## [Description of the task]
The lines from the beginning of the records below through the one holding "const HCAL_START = 1756;" are to be copied exactly; leave the pictures out.

Source code of charts
▽
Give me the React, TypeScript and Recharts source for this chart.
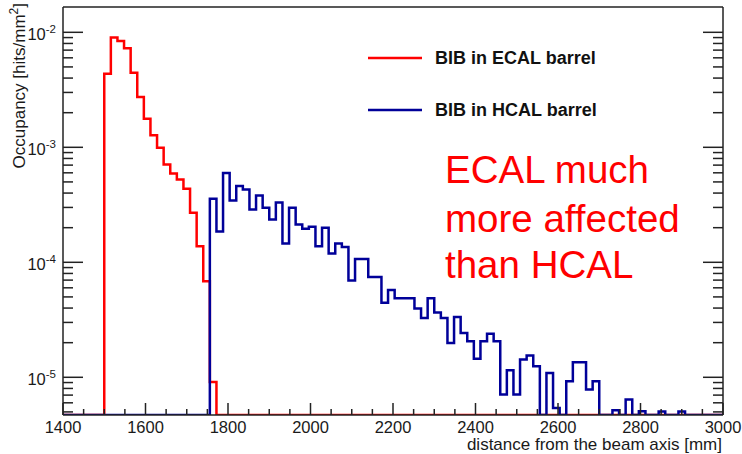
import { Legend, Line, LineChart, XAxis, YAxis } from "recharts";

const X_MIN = 1400;
const X_MAX = 3000;
const Y_MIN = 4.7e-6;
const Y_MAX = 0.0166;

const BIN_WIDTH = 16;
const ECAL_START = 1500;
const HCAL_START = 1756;

// occupancy per bin [hits/mm^2], 0 = empty bin
const ecalBarrel = [
  4.37e-3, 9.0e-3, 8.4e-3, 7.26e-3, 4.46e-3, 2.74e-3, 1.77e-3, 1.27e-3, 9.9e-4,
  7.1e-4, 5.93e-4, 5.26e-4, 4.36e-4, 2.7e-4, 1.38e-4, 6.85e-5, 9.1e-6,
];

const hcalBarrel = [
  3.57e-4, 1.85e-4, 5.99e-4, 3.45e-4, 4.6e-4, 4.3e-4, 2.88e-4, 3.81e-4, 2.98e-4, 2.36e-4,
  3.31e-4, 1.46e-4, 2.98e-4, 2.13e-4, 1.96e-4, 2.04e-4, 1.38e-4, 2.0e-4, 1.19e-4, 1.46e-4,
  1.36e-4, 6.94e-5, 1.07e-4, 1.07e-4, 7.45e-5, 7.45e-5, 4.44e-5, 5.74e-5, 4.86e-5, 4.86e-5,
  4.86e-5, 3.96e-5, 3.27e-5, 4.86e-5, 3.66e-5, 3.27e-5, 1.99e-5, 3.35e-5, 2.43e-5, 2.06e-5,
  1.45e-5, 2.06e-5, 2.39e-5, 2.06e-5, 7.07e-6, 1.15e-5, 7.07e-6, 1.43e-5, 1.55e-5, 1.25e-5,
  0, 1.09e-5, 5.42e-6, 0, 9.23e-6, 1.35e-5, 1.35e-5, 7.82e-6, 9.23e-6, 0,
  0, 5.16e-6, 0, 6.4e-6, 0, 5.06e-6, 0, 0, 5.03e-6, 0,
  0, 5.03e-6,
];

const X_LABELS = [1400, 1600, 1800, 2000, 2200, 2400, 2600, 2800, 3000];
const Y_DECADES = [1e-5, 1e-4, 1e-3, 1e-2];
const Y_MINOR = [2, 3, 4, 5, 6, 7, 8, 9];

const ECAL_COLOR = "#ff0000";
const HCAL_COLOR = "#000099";
const AXIS_COLOR = "#222";
const FONT = "'Liberation Sans', Arial, Helvetica, sans-serif";

const xTicks: number[] = [];
for (let v = X_MIN; v <= X_MAX; v += 50) xTicks.push(v);

const yTicks: number[] = [];
[1e-6, ...Y_DECADES].forEach((d) => {
  if (d >= Y_MIN) yTicks.push(d);
  Y_MINOR.forEach((m) => {
    const v = m * d;
    if (v >= Y_MIN && v <= Y_MAX) yTicks.push(v);
  });
});

function toSteps(values: number[], start: number) {
  const pts = [{ x: X_MIN, y: Y_MIN }];
  values.forEach((v, i) => pts.push({ x: start + i * BIN_WIDTH, y: v > 0 ? v : Y_MIN }));
  pts.push({ x: start + values.length * BIN_WIDTH, y: Y_MIN });
  pts.push({ x: X_MAX, y: Y_MIN });
  return pts;
}

const ecalSteps = toSteps(ecalBarrel, ECAL_START);
const hcalSteps = toSteps(hcalBarrel, HCAL_START);

const isDecade = (v: number) => Math.abs(Math.log10(v) - Math.round(Math.log10(v))) < 1e-6;
const isLabelled = (v: number) => X_LABELS.includes(v);

function BottomTick(props: any) {
  const { x, y, payload } = props;
  const big = isLabelled(payload.value);
  return (
    <g>
      <line x1={x} x2={x} y1={y} y2={y - (big ? 12 : 6)} stroke={AXIS_COLOR} strokeWidth={1.5} />
      {big && (
        <text x={x} y={y + 18} textAnchor="middle" fontSize={16.5} fontFamily={FONT} fill="#1a1a1a">
          {payload.value}
        </text>
      )}
    </g>
  );
}

function TopTick(props: any) {
  const { x, y, payload } = props;
  const big = isLabelled(payload.value);
  return <line x1={x} x2={x} y1={y} y2={y + (big ? 12 : 6)} stroke={AXIS_COLOR} strokeWidth={1.5} />;
}

function LeftTick(props: any) {
  const { x, y, payload } = props;
  const major = isDecade(payload.value);
  return (
    <g>
      <line x1={x} x2={x + (major ? 20 : 10)} y1={y} y2={y} stroke={AXIS_COLOR} strokeWidth={1.5} />
      {major && (
        <text x={x - 7} y={y + 8} textAnchor="end" fontSize={16.5} fontFamily={FONT} fill="#1a1a1a">
          10
          <tspan dy={-7} fontSize={11.5}>
            {Math.round(Math.log10(payload.value))}
          </tspan>
        </text>
      )}
    </g>
  );
}

function RightTick(props: any) {
  const { x, y, payload } = props;
  const major = isDecade(payload.value);
  return <line x1={x} x2={x - (major ? 20 : 10)} y1={y} y2={y} stroke={AXIS_COLOR} strokeWidth={1.5} />;
}

function renderLegend(props: any) {
  return (
    <div style={{ fontFamily: FONT }}>
      {(props.payload || []).map((entry: any) => (
        <div key={entry.value} style={{ display: "flex", alignItems: "center", height: 52 }}>
          <svg width={54} height={4}>
            <line x1={0} x2={54} y1={2} y2={2} stroke={entry.color} strokeWidth={2.5} />
          </svg>
          <span style={{ marginLeft: 13, fontWeight: 700, fontSize: 18, color: "#111", whiteSpace: "nowrap" }}>
            {entry.value}
          </span>
        </div>
      ))}
    </div>
  );
}

export default function App() {
  return (
    <div style={{ position: "absolute", left: 0, top: 0, width: 742, height: 454, background: "#fff" }}>
      <LineChart width={742} height={454} margin={{ top: 6, right: 18, bottom: 38, left: 62 }}>
        <XAxis
          xAxisId="b"
          dataKey="x"
          type="number"
          domain={[X_MIN, X_MAX]}
          ticks={xTicks}
          interval={0}
          height={1}
          tickSize={0}
          tickMargin={0}
          tickLine={false}
          tick={BottomTick}
          axisLine={{ stroke: AXIS_COLOR, strokeWidth: 1.5 }}
          allowDataOverflow
        />
        <XAxis
          xAxisId="t"
          orientation="top"
          type="number"
          domain={[X_MIN, X_MAX]}
          ticks={xTicks}
          interval={0}
          height={1}
          tickSize={0}
          tickMargin={0}
          tickLine={false}
          tick={TopTick}
          axisLine={{ stroke: AXIS_COLOR, strokeWidth: 1.5 }}
          allowDataOverflow
        />
        <YAxis
          yAxisId="l"
          type="number"
          scale="log"
          domain={[Y_MIN, Y_MAX]}
          ticks={yTicks}
          interval={0}
          width={1}
          tickSize={0}
          tickMargin={0}
          tickLine={false}
          tick={LeftTick}
          axisLine={{ stroke: AXIS_COLOR, strokeWidth: 1.5 }}
          allowDataOverflow
        />
        <YAxis
          yAxisId="r"
          orientation="right"
          type="number"
          scale="log"
          domain={[Y_MIN, Y_MAX]}
          ticks={yTicks}
          interval={0}
          width={1}
          tickSize={0}
          tickMargin={0}
          tickLine={false}
          tick={RightTick}
          axisLine={{ stroke: AXIS_COLOR, strokeWidth: 1.5 }}
          allowDataOverflow
        />
        <Legend
          layout="vertical"
          align="center"
          verticalAlign="middle"
          content={renderLegend}
          wrapperStyle={{ left: 368, top: 32, width: "auto" }}
        />
        <Line
          xAxisId="b"
          yAxisId="l"
          data={ecalSteps}
          dataKey="y"
          name="BIB in ECAL barrel"
          type="stepAfter"
          stroke={ECAL_COLOR}
          strokeWidth={2.5}
          dot={false}
          activeDot={false}
          isAnimationActive={false}
        />
        <Line
          xAxisId="b"
          yAxisId="l"
          data={hcalSteps}
          dataKey="y"
          name="BIB in HCAL barrel"
          type="stepAfter"
          stroke={HCAL_COLOR}
          strokeWidth={2.5}
          dot={false}
          activeDot={false}
          isAnimationActive={false}
        />
      </LineChart>
      <svg
        width={742}
        height={454}
        style={{ position: "absolute", left: 0, top: 0, pointerEvents: "none" }}
        fontFamily={FONT}
      >
        <text transform="translate(24.5, 3) rotate(-90)" textAnchor="end" fontSize={17} fill="#1a1a1a">
          <tspan>Occupancy [hits/mm</tspan>
          <tspan dy={-7} fontSize={12}>2</tspan>
          <tspan dy={7}>]</tspan>
        </text>
        <text x={722} y={450} textAnchor="end" fontSize={17} fill="#1a1a1a">
          distance from the beam axis [mm]
        </text>
        <g fontSize={38.5} fill={ECAL_COLOR}>
          <text x={445} y={183}>ECAL much</text>
          <text x={445} y={231.5}>more affected</text>
          <text x={445} y={278}>than HCAL</text>
        </g>
      </svg>
    </div>
  );
}
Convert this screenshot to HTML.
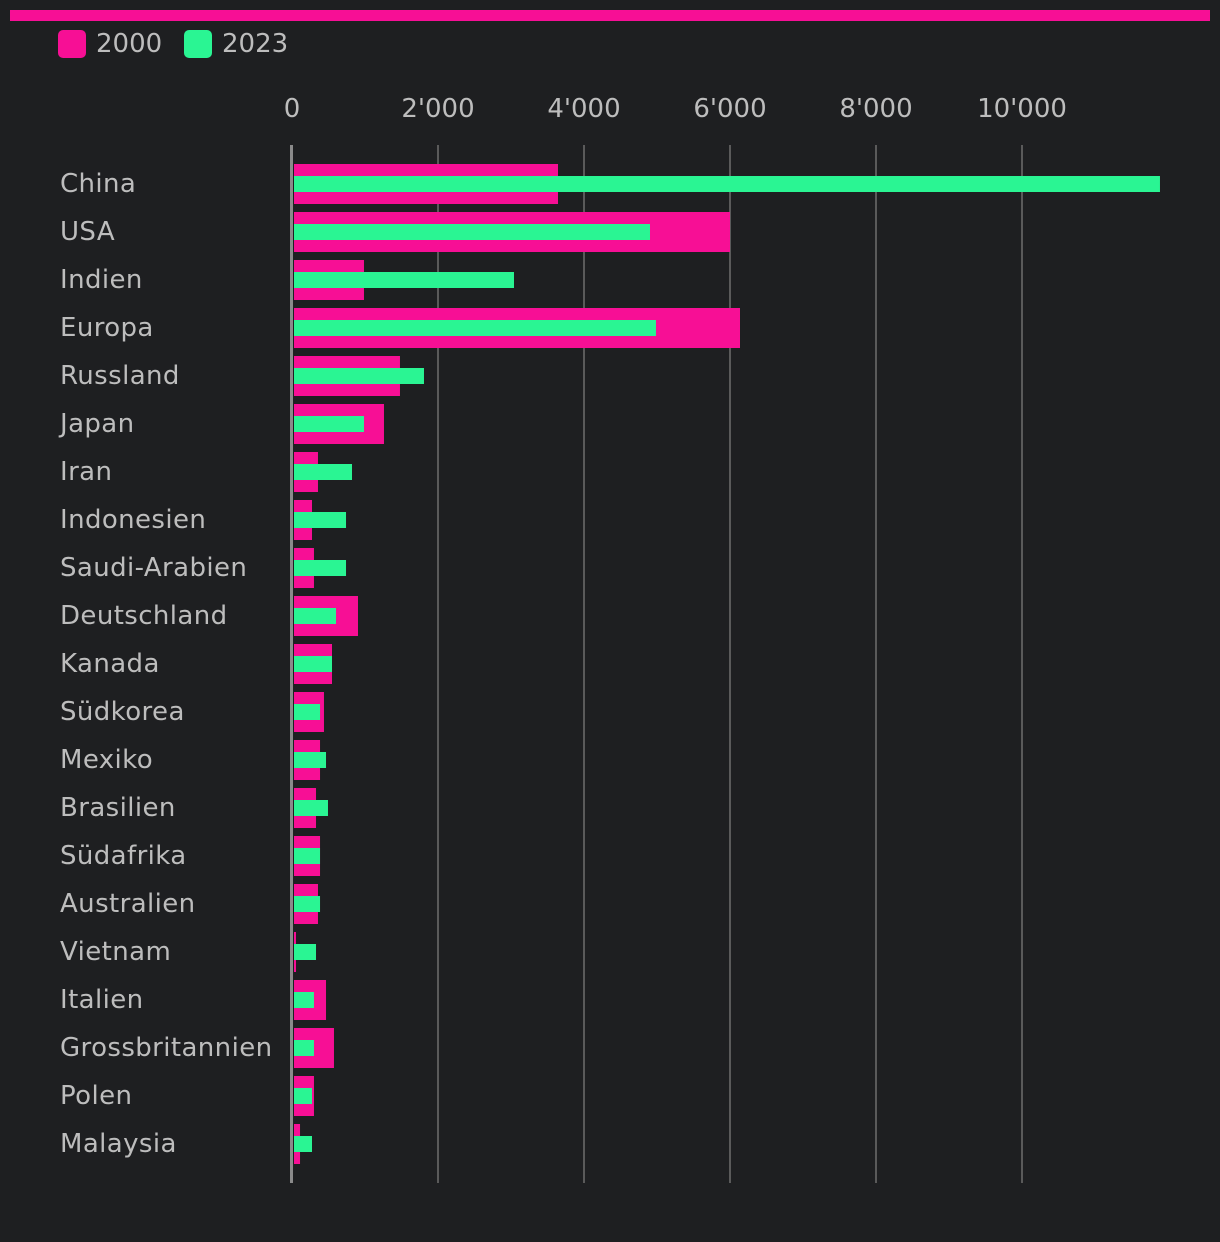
<!DOCTYPE html>
<html style="margin:0;overflow:hidden;height:1242px"><head><meta charset="utf-8"><style>
body{margin:0;background:#1e1f21;width:1220px;height:1242px;overflow:hidden;font-family:"DejaVu Sans","Liberation Sans",sans-serif}
svg{display:block}
svg text{fill:#bdbdbd}
</style></head><body>
<svg id="c" width="1220" height="1242">
<rect x="10" y="10" width="1200" height="11" fill="#f70f95"/>
<g>
<rect x="58" y="30" width="28" height="28" rx="5" fill="#f70f95"/>
<text x="96" y="52" font-size="26">2000</text>
<rect x="184" y="30" width="28" height="28" rx="5" fill="#2af593"/>
<text x="222" y="52" font-size="26">2023</text>
</g>
<g id="grid"></g><g id="bars"></g>
<rect x="290" y="145" width="3" height="1038" fill="#8a8a8a"/>
</svg>
<script>
const categories=["China","USA","Indien","Europa","Russland","Japan","Iran","Indonesien","Saudi-Arabien","Deutschland","Kanada","Südkorea","Mexiko","Brasilien","Südafrika","Australien","Vietnam","Italien","Grossbritannien","Polen","Malaysia"];
const values2000=[3644,6000,986,6137,1479,1260,356,274,301,904,548,438,384,329,384,356,55,466,575,301,110];
const values2023=[11890,4904,3041,4986,1808,986,822,740,740,603,548,384,466,493,384,384,329,301,301,274,274];
const ticks=[0,2000,4000,6000,8000,10000];
const tickLabels=["0","2'000","4'000","6'000","8'000","10'000"];
const NS="http://www.w3.org/2000/svg";
const x=v=>292+v*0.073;
const yc=i=>183+i*48;
function mk(t,a,p){const e=document.createElementNS(NS,t);for(const k in a)e.setAttribute(k,a[k]);p.appendChild(e);return e;}
const g=document.getElementById('grid'),b=document.getElementById('bars');
ticks.forEach((t,i)=>{
 if(t>0){const l=mk('line',{x1:x(t),x2:x(t),y1:145,y2:1183,stroke:'#5a5a5a','stroke-width':2},g);
 
 }
 const tx=mk('text',{x:x(t),y:117,'font-size':26,'text-anchor':'middle'},g);tx.textContent=tickLabels[i];
 
 
});
categories.forEach((c,i)=>{
 const t=mk('text',{x:60,y:yc(i)+9,'font-size':26,'letter-spacing':0.4},b);t.textContent=c;
 
 
 const r1=mk('rect',{x:294,y:yc(i)-19,width:Math.max(0,x(values2000[i])-294),height:40,fill:'#f70f95'},b);
 
 
 const r2=mk('rect',{x:294,y:yc(i)-7,width:Math.max(0,x(values2023[i])-294),height:16,fill:'#2af593'},b);
 
 
});
</script>
</body></html>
△
## [Solution for this task]
Give me the React, TypeScript and Recharts source for this chart.
import { Legend, Line, LineChart, XAxis, YAxis } from "recharts";

const X_MIN = 1400;
const X_MAX = 3000;
const Y_MIN = 4.7e-6;
const Y_MAX = 0.0166;

const BIN_WIDTH = 16;
const ECAL_START = 1500;
const HCAL_START = 1756;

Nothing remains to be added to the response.